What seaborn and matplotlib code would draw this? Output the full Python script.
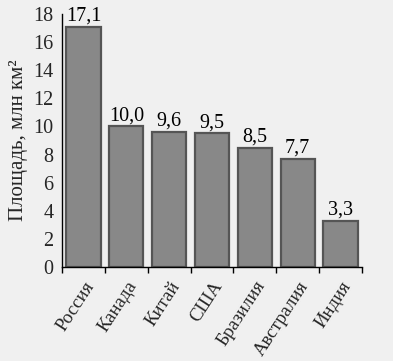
import matplotlib
matplotlib.use("Agg")
import matplotlib.pyplot as plt
import seaborn as sns
import numpy as np

countries = ["Россия", "Канада", "Китай", "США", "Бразилия", "Австралия", "Индия"]
areas = [17.1, 10.0, 9.6, 9.5, 8.5, 7.7, 3.3]
y_ticks = [0, 2, 4, 6, 8, 10, 12, 14, 16, 18]

sns.set_theme(style="white")
plt.rcParams["font.family"] = ["Liberation Serif", "DejaVu Serif"]
plt.rcParams["axes.facecolor"] = "#f0f0f0"
plt.rcParams["figure.facecolor"] = "#f0f0f0"

fig = plt.figure(figsize=(3.93, 3.61), dpi=100)
ax = fig.add_axes([62 / 393, 1 - 267 / 361, 300 / 393, 253 / 361])

sns.barplot(x=countries, y=areas, color="#888888", saturation=1,
            edgecolor="#555555", linewidth=1.6, width=0.8, ax=ax)

labels = [f"{v:.1f}".replace(".", ",") for v in areas]
ax.bar_label(ax.containers[0], labels=labels, padding=1, fontsize=14.5, color="black")

ax.set_ylim(0, 18)
ax.set_xlim(-0.5, len(countries) - 0.5)
ax.set_yticks(y_ticks)
ax.set_yticklabels([str(t) for t in y_ticks], fontsize=14.5)
ax.tick_params(axis="y", direction="out", length=4, width=1, color="black", pad=2)

# category boundaries carry the x ticks; labels sit under bar centers
ax.set_xticks(np.arange(len(countries)))
ax.set_xticklabels(countries, rotation=57, ha="right", rotation_mode="anchor", fontsize=13.5)
ax.tick_params(axis="x", which="major", length=0, pad=8)
ax.set_xticks(np.arange(len(countries) + 1) - 0.5, minor=True)
ax.tick_params(axis="x", which="minor", direction="out", length=4, width=1, color="black", bottom=True)

for side in ["top", "right"]:
    ax.spines[side].set_visible(False)
for side in ["left", "bottom"]:
    ax.spines[side].set_color("black")
    ax.spines[side].set_linewidth(1)

ax.set_ylabel("Площадь, млн км²", fontsize=15, labelpad=4)
ax.set_xlabel("")

fig.savefig("out.png", dpi=100, facecolor="#f0f0f0")
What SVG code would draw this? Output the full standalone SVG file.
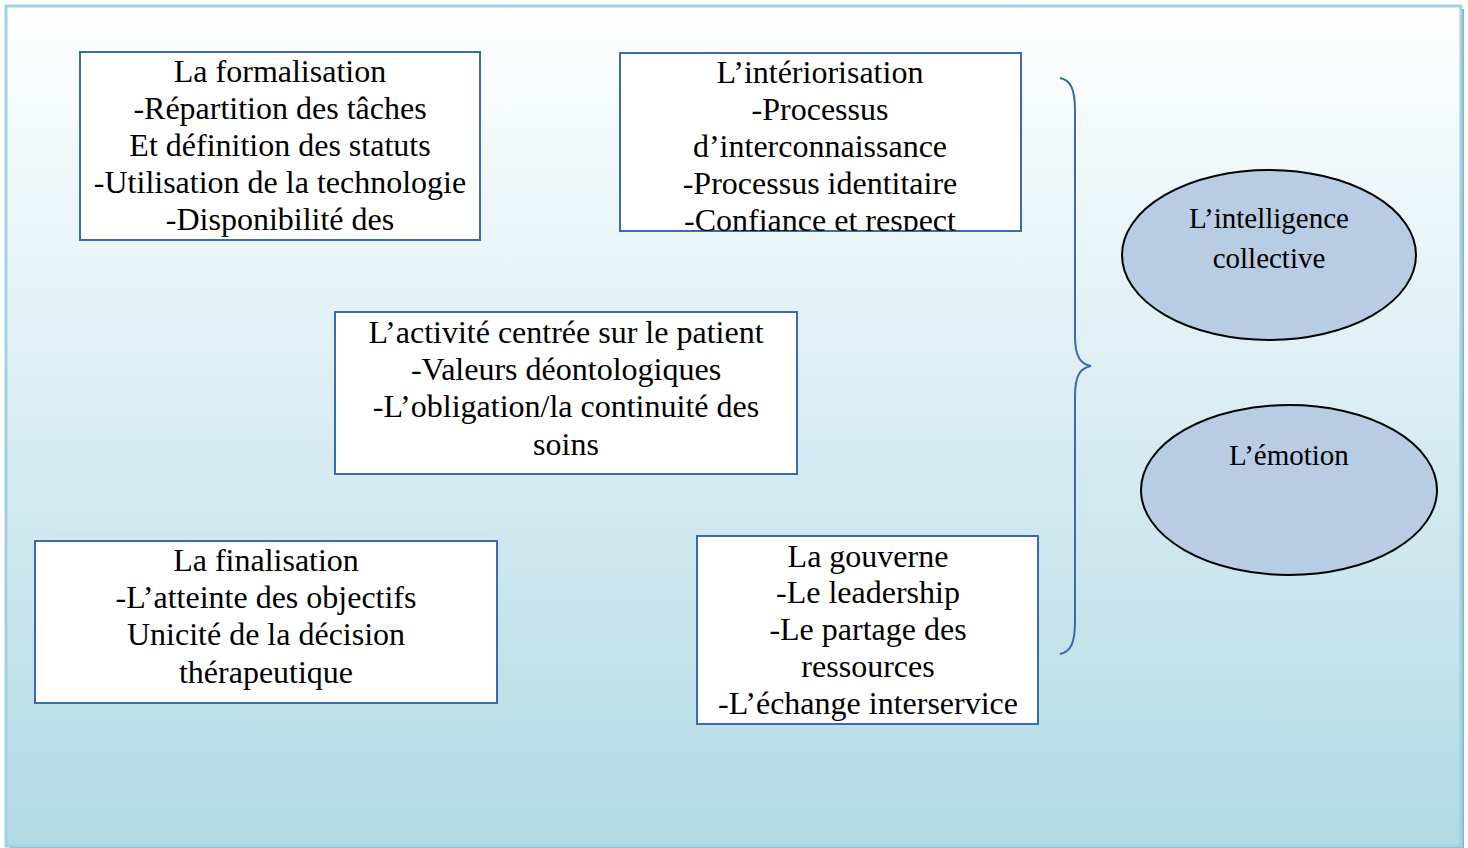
<svg xmlns="http://www.w3.org/2000/svg" width="1468" height="848" viewBox="0 0 1468 848">
<defs>
<linearGradient id="bg" x1="0" y1="0" x2="0" y2="1">
<stop offset="0" stop-color="#FFFFFF"/>
<stop offset="1" stop-color="#B2DAE5"/>
</linearGradient>
<clipPath id="clipInt"><rect x="620" y="53" width="401" height="178"/></clipPath>
</defs>
<style>
.box{fill:#FFFFFF;stroke:#3C6AAE;stroke-width:2}
.ell{fill:#B8CCE4;stroke:#000000;stroke-width:2}
.t{font-family:"Liberation Serif","Times New Roman",serif;font-size:32px;fill:#000000;text-anchor:middle}
.te{font-family:"Liberation Serif","Times New Roman",serif;font-size:29px;fill:#000000;text-anchor:middle}
.brace{fill:none;stroke:#3C6AAE;stroke-width:2}
</style>
<g id="background">
<rect x="9" y="9" width="1455" height="840" fill="#8BB5C0"/>
<rect x="6" y="6" width="1455" height="840" fill="url(#bg)" stroke="#9DD3E2" stroke-width="3"/>
</g>
<g id="connectors">
<path class="brace" d="M1060,78 C1070,80 1075,88 1075,110 L1075,336 C1075,356 1080,364 1091,366 C1080,368 1075,376 1075,396 L1075,622 C1075,644 1070,652 1060,654"/>
</g>
<g id="formalisation">
<rect class="box" x="80" y="52" width="400" height="188"/>
<text class="t" x="280" y="82">La formalisation</text>
<text class="t" x="280" y="119">-Répartition des tâches</text>
<text class="t" x="280" y="156">Et définition des statuts</text>
<text class="t" x="280" y="193">-Utilisation de la technologie</text>
<text class="t" x="280" y="230">-Disponibilité des</text>
</g>
<g id="interiorisation">
<rect class="box" x="620" y="53" width="401" height="178"/>
<g clip-path="url(#clipInt)">
<text class="t" x="820" y="83">L’intériorisation</text>
<text class="t" x="820" y="120">-Processus</text>
<text class="t" x="820" y="157">d’interconnaissance</text>
<text class="t" x="820" y="194">-Processus identitaire</text>
<text class="t" x="820" y="231">-Confiance et respect</text>
</g>
</g>
<g id="activite">
<rect class="box" x="335" y="312" width="462" height="162"/>
<text class="t" x="566" y="343">L’activité centrée sur le patient</text>
<text class="t" x="566" y="380">-Valeurs déontologiques</text>
<text class="t" x="566" y="417">-L’obligation/la continuité des</text>
<text class="t" x="566" y="455">soins</text>
</g>
<g id="finalisation">
<rect class="box" x="35" y="541" width="462" height="162"/>
<text class="t" x="266" y="571">La finalisation</text>
<text class="t" x="266" y="608">-L’atteinte des objectifs</text>
<text class="t" x="266" y="645">Unicité de la décision</text>
<text class="t" x="266" y="683">thérapeutique</text>
</g>
<g id="gouverne">
<rect class="box" x="697" y="536" width="341" height="188"/>
<text class="t" x="868" y="567">La gouverne</text>
<text class="t" x="868" y="603">-Le leadership</text>
<text class="t" x="868" y="640">-Le partage des</text>
<text class="t" x="868" y="677">ressources</text>
<text class="t" x="868" y="714">-L’échange interservice</text>
</g>
<g id="intelligence">
<ellipse class="ell" cx="1269" cy="255" rx="147" ry="85"/>
<text class="te" x="1269" y="228">L’intelligence</text>
<text class="te" x="1269" y="268">collective</text>
</g>
<g id="emotion">
<ellipse class="ell" cx="1289" cy="490" rx="148" ry="85"/>
<text class="te" x="1289" y="465">L’émotion</text>
</g>
</svg>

--------------------------------------------------

The listing above must be printed again exactly, minus its pictures.

What seaborn and matplotlib code would draw this? Output the full Python script.
import matplotlib
matplotlib.use("Agg")
import matplotlib.pyplot as plt
import seaborn as sns
import numpy as np

countries = ["Россия", "Канада", "Китай", "США", "Бразилия", "Австралия", "Индия"]
areas = [17.1, 10.0, 9.6, 9.5, 8.5, 7.7, 3.3]
y_ticks = [0, 2, 4, 6, 8, 10, 12, 14, 16, 18]

sns.set_theme(style="white")
plt.rcParams["font.family"] = ["Liberation Serif", "DejaVu Serif"]
plt.rcParams["axes.facecolor"] = "#f0f0f0"
plt.rcParams["figure.facecolor"] = "#f0f0f0"

fig = plt.figure(figsize=(3.93, 3.61), dpi=100)
ax = fig.add_axes([62 / 393, 1 - 267 / 361, 300 / 393, 253 / 361])

sns.barplot(x=countries, y=areas, color="#888888", saturation=1,
            edgecolor="#555555", linewidth=1.6, width=0.8, ax=ax)

labels = [f"{v:.1f}".replace(".", ",") for v in areas]
ax.bar_label(ax.containers[0], labels=labels, padding=1, fontsize=14.5, color="black")

ax.set_ylim(0, 18)
ax.set_xlim(-0.5, len(countries) - 0.5)
ax.set_yticks(y_ticks)
ax.set_yticklabels([str(t) for t in y_ticks], fontsize=14.5)
ax.tick_params(axis="y", direction="out", length=4, width=1, color="black", pad=2)

# category boundaries carry the x ticks; labels sit under bar centers
ax.set_xticks(np.arange(len(countries)))
ax.set_xticklabels(countries, rotation=57, ha="right", rotation_mode="anchor", fontsize=13.5)
ax.tick_params(axis="x", which="major", length=0, pad=8)
ax.set_xticks(np.arange(len(countries) + 1) - 0.5, minor=True)
ax.tick_params(axis="x", which="minor", direction="out", length=4, width=1, color="black", bottom=True)

for side in ["top", "right"]:
    ax.spines[side].set_visible(False)
for side in ["left", "bottom"]:
    ax.spines[side].set_color("black")
    ax.spines[side].set_linewidth(1)

ax.set_ylabel("Площадь, млн км²", fontsize=15, labelpad=4)
ax.set_xlabel("")

fig.savefig("out.png", dpi=100, facecolor="#f0f0f0")
What SVG code would draw this? Output the full standalone SVG file.
<svg xmlns="http://www.w3.org/2000/svg" width="1468" height="848" viewBox="0 0 1468 848">
<defs>
<linearGradient id="bg" x1="0" y1="0" x2="0" y2="1">
<stop offset="0" stop-color="#FFFFFF"/>
<stop offset="1" stop-color="#B2DAE5"/>
</linearGradient>
<clipPath id="clipInt"><rect x="620" y="53" width="401" height="178"/></clipPath>
</defs>
<style>
.box{fill:#FFFFFF;stroke:#3C6AAE;stroke-width:2}
.ell{fill:#B8CCE4;stroke:#000000;stroke-width:2}
.t{font-family:"Liberation Serif","Times New Roman",serif;font-size:32px;fill:#000000;text-anchor:middle}
.te{font-family:"Liberation Serif","Times New Roman",serif;font-size:29px;fill:#000000;text-anchor:middle}
.brace{fill:none;stroke:#3C6AAE;stroke-width:2}
</style>
<g id="background">
<rect x="9" y="9" width="1455" height="840" fill="#8BB5C0"/>
<rect x="6" y="6" width="1455" height="840" fill="url(#bg)" stroke="#9DD3E2" stroke-width="3"/>
</g>
<g id="connectors">
<path class="brace" d="M1060,78 C1070,80 1075,88 1075,110 L1075,336 C1075,356 1080,364 1091,366 C1080,368 1075,376 1075,396 L1075,622 C1075,644 1070,652 1060,654"/>
</g>
<g id="formalisation">
<rect class="box" x="80" y="52" width="400" height="188"/>
<text class="t" x="280" y="82">La formalisation</text>
<text class="t" x="280" y="119">-Répartition des tâches</text>
<text class="t" x="280" y="156">Et définition des statuts</text>
<text class="t" x="280" y="193">-Utilisation de la technologie</text>
<text class="t" x="280" y="230">-Disponibilité des</text>
</g>
<g id="interiorisation">
<rect class="box" x="620" y="53" width="401" height="178"/>
<g clip-path="url(#clipInt)">
<text class="t" x="820" y="83">L’intériorisation</text>
<text class="t" x="820" y="120">-Processus</text>
<text class="t" x="820" y="157">d’interconnaissance</text>
<text class="t" x="820" y="194">-Processus identitaire</text>
<text class="t" x="820" y="231">-Confiance et respect</text>
</g>
</g>
<g id="activite">
<rect class="box" x="335" y="312" width="462" height="162"/>
<text class="t" x="566" y="343">L’activité centrée sur le patient</text>
<text class="t" x="566" y="380">-Valeurs déontologiques</text>
<text class="t" x="566" y="417">-L’obligation/la continuité des</text>
<text class="t" x="566" y="455">soins</text>
</g>
<g id="finalisation">
<rect class="box" x="35" y="541" width="462" height="162"/>
<text class="t" x="266" y="571">La finalisation</text>
<text class="t" x="266" y="608">-L’atteinte des objectifs</text>
<text class="t" x="266" y="645">Unicité de la décision</text>
<text class="t" x="266" y="683">thérapeutique</text>
</g>
<g id="gouverne">
<rect class="box" x="697" y="536" width="341" height="188"/>
<text class="t" x="868" y="567">La gouverne</text>
<text class="t" x="868" y="603">-Le leadership</text>
<text class="t" x="868" y="640">-Le partage des</text>
<text class="t" x="868" y="677">ressources</text>
<text class="t" x="868" y="714">-L’échange interservice</text>
</g>
<g id="intelligence">
<ellipse class="ell" cx="1269" cy="255" rx="147" ry="85"/>
<text class="te" x="1269" y="228">L’intelligence</text>
<text class="te" x="1269" y="268">collective</text>
</g>
<g id="emotion">
<ellipse class="ell" cx="1289" cy="490" rx="148" ry="85"/>
<text class="te" x="1289" y="465">L’émotion</text>
</g>
</svg>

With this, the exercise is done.